He also established the Order of Interbeing, a community of monastics and lay Buddhists who made a commitment to compassionate action and supported war victims. In addition, he founded a Buddhist university, a publishing house, and a peace activist magazine as a way to spread the message of compassion.
In 1966, Thich Nhat Hanh traveled to the United States and Europe to appeal for peace in Vietnam.
In lectures delivered across many cities, he compellingly described the war’s devastation, spoke of the Vietnamese people’s wish for peace and appealed to the US to cease its air offensive against Vietnam.
During his years in the US, he met Martin Luther King Jr., who nominated him for the Nobel Peace Prize in 1967.
However, because of his peace work and refusal to choose sides in his country’s civil war, both the communist and noncommunist governments banned him, forcing Thich Nhat Hanh to live in exile for over 40 years.
During these years, the emphasis of his message shifted from the immediacy of the Vietnam War to being present in the moment – an idea that has come to be called “mindfulness.”
Being Aware of the Moment
Thich Nhat Hanh first started teaching mindfulness in the mid-1970s. The main vehicle for his early teachings was his books. In The Miracle of Mindfulness, for example, Thich Nhat Hanh gave simple instructions on how to apply mindfulness to daily life. This book was translated into English for a global audience.

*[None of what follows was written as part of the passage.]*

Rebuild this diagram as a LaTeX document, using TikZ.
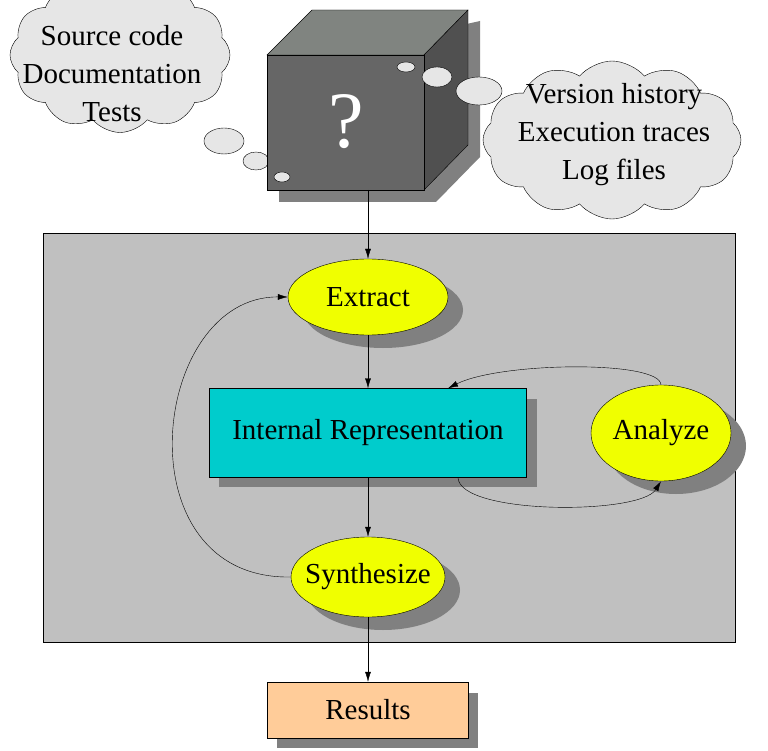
\documentclass[tikz,border=0pt]{standalone}
\usepackage{fontspec}
\setmainfont{Liberation Serif}
\usetikzlibrary{shapes.symbols,shapes.geometric,positioning,calc,arrows.meta}
\definecolor{boxgray}{RGB}{192,192,192}
\definecolor{cubefront}{RGB}{102,102,102}
\definecolor{cubetop}{RGB}{128,132,128}
\definecolor{cubeside}{RGB}{80,80,80}
\definecolor{thought}{RGB}{230,230,230}
\definecolor{stepyellow}{RGB}{240,255,0}
\definecolor{repcyan}{RGB}{0,204,204}
\definecolor{resorange}{RGB}{255,204,153}

\begin{document}
\begin{tikzpicture}[x=1pt,y=-1pt,
    font=\fontsize{29}{38}\selectfont,
    phase/.style={ellipse, draw, fill=stepyellow, inner sep=0pt},
    shade/.style={fill=black!50, draw=none},
    bubble/.style={ellipse, draw, fill=thought, inner sep=0pt},
    thinking/.style={cloud, cloud puffs=12, cloud puff arc=100, cloud ignores aspect, draw, fill=thought, inner sep=0pt},
    arrow/.style={-{Latex[length=10pt,width=6pt]}}
]
\useasboundingbox (0,0) rectangle (768,751);
\begin{scope}
\clip (0,0) rectangle (768,751);
% thought clouds
\node[thinking, minimum width=220, minimum height=155] (sources) at (120,55) {};
\node[align=center] (sourcestext) at (112,74) {Source code\\Documentation\\Tests};
\node[thinking, minimum width=258, minimum height=158] (history) at (612,140) {};
\node[align=center] (historytext) at (614,135) {Version history\\Execution traces\\Log files};
\end{scope}
\node[bubble, minimum width=40, minimum height=26] (lb1) at (224,141) {};
\node[bubble, minimum width=26, minimum height=18] (lb2) at (256,161) {};
% cube
\fill[black!50] (279,66) -- (480,21) -- (480,157) -- (436,202) -- (279,202) -- cycle;
\draw[fill=cubetop] (267,55) -- (312,10) -- (468,10) -- (424,55) -- cycle;
\draw[fill=cubeside] (424,55) -- (468,10) -- (468,145) -- (424,190) -- cycle;
\draw[fill=cubefront] (267,55) rectangle (424,190);
\node[text=white, font=\fontsize{80}{80}\selectfont] (query) at (346,122) {?};
\coordinate (cube) at (368,190);
\node[bubble, minimum width=16, minimum height=10] (lb3) at (282,177) {};
\node[bubble, minimum width=18, minimum height=10] (rb1) at (406,67) {};
\node[bubble, minimum width=30, minimum height=20] (rb2) at (437,77) {};
\node[bubble, minimum width=46, minimum height=28] (rb3) at (479,91) {};
% main area
\draw[fill=boxgray] (43,233) rectangle (735,642);
\fill[shade] (219,399) rectangle (537,487);
\fill[shade] (383,310) ellipse (80 and 38);
\fill[shade] (676,446) ellipse (70 and 48);
\fill[shade] (383,590) ellipse (77 and 40);
\fill[shade] (277,693) rectangle (478,748);
\node[phase, minimum width=160, minimum height=76] (extract) at (368,297) {};
\node (extracttext) at (368,297) {Extract};
\node[draw, fill=repcyan, minimum width=317, minimum height=89] (rep) at (368,433) {Internal Representation};
\node[phase, minimum width=140, minimum height=96] (analyze) at (661,433) {};
\node (analyzetext) at (661,433) {Analyze};
\node[phase, minimum width=154, minimum height=80] (synth) at (368,577) {};
\node (synthtext) at (368,577) {Synthesize};
\node[draw, fill=resorange, minimum width=201, minimum height=56] (results) at (368,710) {Results};
% connectors
\draw[arrow] (cube) -- (extract);
\draw[arrow] (extract) -- (rep);
\draw[arrow] (rep) -- (synth);
\draw[arrow] (synth) -- (results);
\draw[arrow] ([xshift=90pt]rep.south) .. controls (460,515) and (640,515) .. (analyze.south);
\draw[arrow] (analyze.north) .. controls (660,360) and (500,362) .. ([xshift=80pt]rep.north);
\draw[arrow] (synth.west) .. controls (120,580) and (150,296) .. (extract.west);
\end{tikzpicture}
\end{document}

In his book, You Are Here, he urged people to pay attention to what they were experiencing in their body and mind at any given moment, and not dwell in the past or think of the future. His emphasis was on the awareness of the breath. As you follow the breath, he taught his readers to say internally, “I’m breathing in; this is an in-breath. I’m breathing out: this is an out-breath.”
People interested in practicing meditation didn’t need to spend days at a meditation retreat or find a teacher. His teachings emphasised that mindfulness could be practiced anytime, even when doing routine chores.

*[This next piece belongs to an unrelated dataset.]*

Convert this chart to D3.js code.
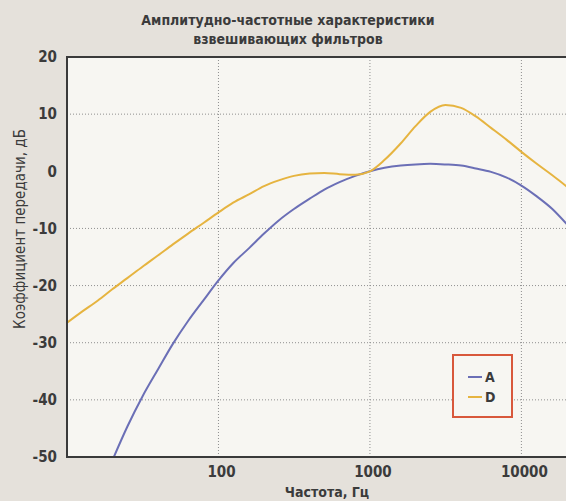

Even when doing the dishes, people could simply focus on the activity and be fully present. Peace, happiness, joy and true love, he said, could be found only in the moment.
Mindfulness in America
Hanh’s mindfulness practices don’t advocate disengagement with the world. Rather, in his view, the practice of mindfulness could lead one toward “compassionate action,” like practicing openness to other’s viewpoints and sharing material resources with those in need.

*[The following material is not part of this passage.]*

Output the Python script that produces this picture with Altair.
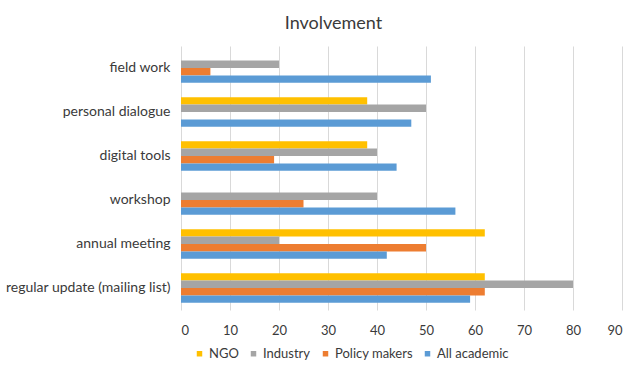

Jeff Wilson, a scholar of American Buddhism, argues in his book, Mindful America, that it was Hanh’s combination of daily mindfulness practices with action in the world that contributed to the earliest strands of the mindfulness movement. This movement eventually became what Time Magazine in 2014 called the “mindful revolution.” The article argues that the power of mindfulness lies in its universality, as the practice has entered into corporate headquarters, political offices, parenting guides and diet plans.
For Thich Nhat Hanh, however, mindfulness is not a means to a more productive day but a way of understanding “interbeing,” the connection and codependence of everyone and everything. In a documentary “Walk With Me,” he illustrates interbeing in the following way:
A young girl asks him how to deal with the grief of her recently deceased dog. He instructs her to look into the sky and watch a cloud disappear. The cloud has not died but has become the rain and the tea in the teacup. Just as the cloud is alive in a new form, so is the dog. Being aware and mindful of the tea offers a reflection on the nature of reality.
He believes this understanding could lead to more peace in the world.
In 2014, Thich Nhat Hanh suffered a stroke. Since then, he has been unable to speak or continue his teaching. In October of 2018 he expressed his wish, using gestures, to return to the temple in Vietnam where he was ordained as a young monk.
(The author is an Assistant Professor of Religious Studies at the Rhodes College in Memphis, Tennessee)
(This article was originally published on The Conversation and has been republished here with due permission.)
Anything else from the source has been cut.